# NFS Pro Street Speedchallange Tipps?



## Shibi (27. Januar 2009)

Ich hab mich drangemacht NFS Pro Street durchzuspielen. Aber bei den Speedchallanges schaff ich es einfach nicht heil ins Ziel zu kommen. 

Also Auto fahre ich im Moment einen Pagani Zonda mit allen Upgrades auf Stufe 3 außerdem Bremspaket und dem Motorpaket, die sind Stufe 4. Die Beschleunigung/Geschwindigkeit reicht auch völlig aus um die Gegner erstmal hinter mir zu lassen, aber irgendwann kommt eine Bodenwelle oder ähnliches, das Auto springt und schon hängt man an einer Laterne, einen Brückenpfeiler oder ähnlichem und hat Totalschaden. 
Auch schaukelt sich das auto gerne auf und ich muss erstmal kräftig bremsen um es wieder unter Kontrolle zu bekommen. Da ich mit Tastatur spiele kann ich dummerweise nicht leicht gegenlenken sondern immer nur voll oder garnicht.
Gibts irgendwelche Tipps wie man am besten durch so eine Speedchallange kommt? ^^

Oder gibts ein besser geeignetes Auto als den Zonda?

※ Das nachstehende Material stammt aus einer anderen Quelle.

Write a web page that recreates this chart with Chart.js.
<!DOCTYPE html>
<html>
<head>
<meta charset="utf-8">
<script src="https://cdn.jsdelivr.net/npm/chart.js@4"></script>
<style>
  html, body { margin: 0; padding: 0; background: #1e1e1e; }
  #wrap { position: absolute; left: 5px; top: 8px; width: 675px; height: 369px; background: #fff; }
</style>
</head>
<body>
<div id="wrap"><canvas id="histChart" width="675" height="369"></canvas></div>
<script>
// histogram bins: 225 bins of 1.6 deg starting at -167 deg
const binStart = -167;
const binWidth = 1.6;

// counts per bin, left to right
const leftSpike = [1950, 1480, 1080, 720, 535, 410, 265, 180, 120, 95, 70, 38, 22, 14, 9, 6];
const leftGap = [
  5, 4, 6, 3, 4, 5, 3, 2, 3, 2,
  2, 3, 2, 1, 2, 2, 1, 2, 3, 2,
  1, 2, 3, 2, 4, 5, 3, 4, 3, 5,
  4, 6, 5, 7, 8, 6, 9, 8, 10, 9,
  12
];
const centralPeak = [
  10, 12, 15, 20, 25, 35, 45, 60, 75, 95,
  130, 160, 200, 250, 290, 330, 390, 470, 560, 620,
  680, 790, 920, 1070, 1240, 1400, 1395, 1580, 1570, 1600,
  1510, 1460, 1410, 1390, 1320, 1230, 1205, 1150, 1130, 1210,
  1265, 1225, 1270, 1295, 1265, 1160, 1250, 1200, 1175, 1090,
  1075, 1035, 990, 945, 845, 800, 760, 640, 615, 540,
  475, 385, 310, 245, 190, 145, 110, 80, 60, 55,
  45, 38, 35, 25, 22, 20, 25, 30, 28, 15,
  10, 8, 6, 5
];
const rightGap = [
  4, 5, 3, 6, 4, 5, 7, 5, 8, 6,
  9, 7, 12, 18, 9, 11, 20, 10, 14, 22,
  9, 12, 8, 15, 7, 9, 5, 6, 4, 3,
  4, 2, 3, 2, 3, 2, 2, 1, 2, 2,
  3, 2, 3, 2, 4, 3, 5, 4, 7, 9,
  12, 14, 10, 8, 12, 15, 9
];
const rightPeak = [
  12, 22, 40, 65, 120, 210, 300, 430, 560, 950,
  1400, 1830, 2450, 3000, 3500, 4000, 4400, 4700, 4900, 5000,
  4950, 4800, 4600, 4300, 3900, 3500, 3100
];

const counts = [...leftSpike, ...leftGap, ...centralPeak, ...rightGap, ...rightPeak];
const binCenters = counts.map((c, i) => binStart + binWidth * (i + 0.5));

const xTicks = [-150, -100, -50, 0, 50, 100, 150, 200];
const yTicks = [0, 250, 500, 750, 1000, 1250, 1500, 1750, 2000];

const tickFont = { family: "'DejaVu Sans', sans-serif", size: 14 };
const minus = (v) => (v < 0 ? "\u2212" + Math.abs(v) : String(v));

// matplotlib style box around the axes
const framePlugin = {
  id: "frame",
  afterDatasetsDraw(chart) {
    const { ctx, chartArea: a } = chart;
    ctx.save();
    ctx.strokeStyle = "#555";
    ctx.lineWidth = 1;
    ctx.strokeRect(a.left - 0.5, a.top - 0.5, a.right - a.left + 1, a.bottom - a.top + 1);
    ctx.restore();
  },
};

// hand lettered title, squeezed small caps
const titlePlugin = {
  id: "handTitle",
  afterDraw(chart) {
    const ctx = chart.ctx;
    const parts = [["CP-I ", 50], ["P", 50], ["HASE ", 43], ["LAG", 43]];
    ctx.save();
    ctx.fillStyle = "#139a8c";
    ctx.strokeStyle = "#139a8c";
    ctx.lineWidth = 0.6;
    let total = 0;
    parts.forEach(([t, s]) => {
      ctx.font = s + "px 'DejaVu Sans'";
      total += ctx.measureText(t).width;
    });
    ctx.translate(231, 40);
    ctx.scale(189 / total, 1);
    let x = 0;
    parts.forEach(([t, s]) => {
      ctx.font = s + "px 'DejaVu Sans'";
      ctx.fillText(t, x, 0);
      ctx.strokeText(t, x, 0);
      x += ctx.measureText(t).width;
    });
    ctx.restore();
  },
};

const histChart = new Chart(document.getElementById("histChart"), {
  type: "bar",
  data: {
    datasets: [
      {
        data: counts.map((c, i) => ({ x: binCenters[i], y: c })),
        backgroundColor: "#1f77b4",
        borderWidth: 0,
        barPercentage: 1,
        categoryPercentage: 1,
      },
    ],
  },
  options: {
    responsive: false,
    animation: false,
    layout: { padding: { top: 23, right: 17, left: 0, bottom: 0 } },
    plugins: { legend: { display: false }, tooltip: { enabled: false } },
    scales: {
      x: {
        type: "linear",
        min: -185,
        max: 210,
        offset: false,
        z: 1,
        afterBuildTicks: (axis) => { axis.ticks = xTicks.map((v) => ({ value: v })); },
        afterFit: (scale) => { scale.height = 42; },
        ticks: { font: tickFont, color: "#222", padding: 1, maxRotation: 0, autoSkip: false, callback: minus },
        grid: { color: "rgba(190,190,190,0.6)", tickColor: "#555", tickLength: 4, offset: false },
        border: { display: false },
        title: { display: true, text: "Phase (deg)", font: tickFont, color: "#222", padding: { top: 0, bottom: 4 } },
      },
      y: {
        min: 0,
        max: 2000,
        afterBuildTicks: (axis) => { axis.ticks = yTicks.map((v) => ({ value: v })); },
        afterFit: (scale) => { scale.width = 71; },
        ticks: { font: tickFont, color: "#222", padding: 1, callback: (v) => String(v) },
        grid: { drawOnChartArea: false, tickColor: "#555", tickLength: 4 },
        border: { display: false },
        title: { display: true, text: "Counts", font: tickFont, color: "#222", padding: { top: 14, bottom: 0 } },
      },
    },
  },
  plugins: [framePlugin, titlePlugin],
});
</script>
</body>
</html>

Edit: Wenigstens bin ich nicht der einzige der öfters einen Totalschaden hat. Siehe Screenshot. 

mfg, Shibi


----------



## Railroadfighter (27. Januar 2009)

Ich hab das Game zwar nur auf der Wii gezockt, aber nach meinen Erfahrungen ist der Zonda völlig ungeeignet für Speed Challenges, der ist nur im Drag gut. Ich hatte da den Lamborghini Murcielo LP640 oder irgendwie so, und bekam eigentlich nie einen Totalschaden. Die einzige Möglichkeit wäre noch, Karoserie und Spoiler draufzubauen, damit das Auto nicht so leicht abhebt.

grüße, Railroads


----------



## boss3D (27. Januar 2009)

Für die Speed-Challenges gibt es kein besseres Auto, als den *Lamborghini Murcielago* ... 

Am Anfang solltest du schauen, dass du die Viper bekommst und mit der ein paar Rennen gewinnst und sobald du das Geld für den Murcielago hast, unbedingt diesen kaufen. Alternativ könntest du natürlich auch den Zonda verkaufen und dir den Murcielago holen und voll tunen.

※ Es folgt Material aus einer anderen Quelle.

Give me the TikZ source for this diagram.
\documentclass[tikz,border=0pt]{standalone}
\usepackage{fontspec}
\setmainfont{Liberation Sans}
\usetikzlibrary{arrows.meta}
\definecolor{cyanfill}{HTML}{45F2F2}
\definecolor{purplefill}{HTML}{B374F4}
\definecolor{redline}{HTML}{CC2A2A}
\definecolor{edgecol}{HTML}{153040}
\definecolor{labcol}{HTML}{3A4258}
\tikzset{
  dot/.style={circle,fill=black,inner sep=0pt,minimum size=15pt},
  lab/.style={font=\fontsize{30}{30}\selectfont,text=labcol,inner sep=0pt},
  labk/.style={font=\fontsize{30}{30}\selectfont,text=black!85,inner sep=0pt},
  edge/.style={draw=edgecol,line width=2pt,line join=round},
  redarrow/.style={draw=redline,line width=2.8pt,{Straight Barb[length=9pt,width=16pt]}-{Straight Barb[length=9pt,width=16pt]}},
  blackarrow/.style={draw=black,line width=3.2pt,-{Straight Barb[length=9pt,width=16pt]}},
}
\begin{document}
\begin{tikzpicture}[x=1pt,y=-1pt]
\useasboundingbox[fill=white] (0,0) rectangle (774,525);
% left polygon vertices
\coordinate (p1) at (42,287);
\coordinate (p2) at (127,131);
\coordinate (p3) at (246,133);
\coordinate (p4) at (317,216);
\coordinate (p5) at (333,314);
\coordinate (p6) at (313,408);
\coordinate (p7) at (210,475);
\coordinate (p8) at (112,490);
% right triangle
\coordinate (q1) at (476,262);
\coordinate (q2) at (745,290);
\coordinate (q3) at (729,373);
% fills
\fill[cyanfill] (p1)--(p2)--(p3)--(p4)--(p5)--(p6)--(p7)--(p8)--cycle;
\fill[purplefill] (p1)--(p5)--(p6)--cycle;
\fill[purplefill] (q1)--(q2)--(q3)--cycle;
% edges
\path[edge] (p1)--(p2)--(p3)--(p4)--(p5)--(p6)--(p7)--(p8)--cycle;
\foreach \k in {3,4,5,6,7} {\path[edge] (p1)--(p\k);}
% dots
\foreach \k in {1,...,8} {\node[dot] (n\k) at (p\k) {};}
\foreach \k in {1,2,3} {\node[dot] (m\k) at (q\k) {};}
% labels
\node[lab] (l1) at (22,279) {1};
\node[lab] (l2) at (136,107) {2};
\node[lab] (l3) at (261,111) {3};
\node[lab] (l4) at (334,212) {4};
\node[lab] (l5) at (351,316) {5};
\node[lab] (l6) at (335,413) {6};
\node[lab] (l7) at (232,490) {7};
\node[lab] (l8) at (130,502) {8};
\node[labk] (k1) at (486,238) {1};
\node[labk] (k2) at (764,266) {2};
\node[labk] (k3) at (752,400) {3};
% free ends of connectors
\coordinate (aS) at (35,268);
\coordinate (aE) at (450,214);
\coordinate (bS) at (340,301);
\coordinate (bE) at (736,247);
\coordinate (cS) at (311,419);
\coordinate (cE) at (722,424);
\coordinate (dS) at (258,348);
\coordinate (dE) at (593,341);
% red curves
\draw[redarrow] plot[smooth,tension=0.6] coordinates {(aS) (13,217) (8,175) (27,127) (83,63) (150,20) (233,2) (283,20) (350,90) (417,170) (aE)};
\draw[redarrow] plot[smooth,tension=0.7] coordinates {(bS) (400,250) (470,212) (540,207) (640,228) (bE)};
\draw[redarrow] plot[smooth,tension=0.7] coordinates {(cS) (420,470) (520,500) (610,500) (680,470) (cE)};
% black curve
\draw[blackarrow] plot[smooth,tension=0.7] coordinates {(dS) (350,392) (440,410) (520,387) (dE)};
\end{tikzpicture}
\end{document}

Wirklich das Wahre sind die Speed-Challenges in PS aber ohnehin nicht. Alleine schon, dass ein Golf alle Autos überholen kann, außer er wird von dir gefahren. Dazu muss man wohl nicht viel sagen. 

MfG, boss3D


----------



## Shibi (28. Januar 2009)

Ok, dann werde ich mir mal einen Lamborghini besorgen. Mal schauen wieviel der Verkauf des Zondas bringt. 

mfg, Shibi


----------



## boss3D (28. Januar 2009)

Tipps fallen mir nicht viele ein. Was du vielleicht beachten kannst:

- Immer möglichst in der Straßenmitte fahren.
- Keine Unfälle durch waghalsige Überholmanöver riskieren, sondern warten bis eine breite Stelle kommt. Jede Strecke hat mehrere mehrspurige Stellen und genau diese solltest du zum Überholen ausnützen.
- Die Minikarte im Auge behalten, da so manche Challenge mind. eine scharfe Kurve hat, die nur mit unter 200 km/h unfallfrei zu bewältigen ist.

MfG, boss3D


----------



## Shibi (28. Januar 2009)

Es gibt ja Tuningoptionen, da kann man ja allerhand einstellen. Gibts da irgendwelche Möglichkeiten ein Auto besser auf eine Speedchallange auszulegen?

mfg, Shibi


----------



## boss3D (28. Januar 2009)

Ich habe die Autos immer nur mit besseren Teilen aufgemotzt, aber die Regler habe ich nie verändert. In keinem Need for Speed ...

Einfach testen.

MfG, boss3D


----------



## jayson (30. Januar 2009)

hast du schonmal versucht, das fahrwerk härter einzustellen, dann hat er nicht so eine große federung und hebt auch nicht so leicht ab... spioler für mehr anpressdruck ist auch eine gute sache, aber eine härtere federung wird sicherlich merh bringen!!


----------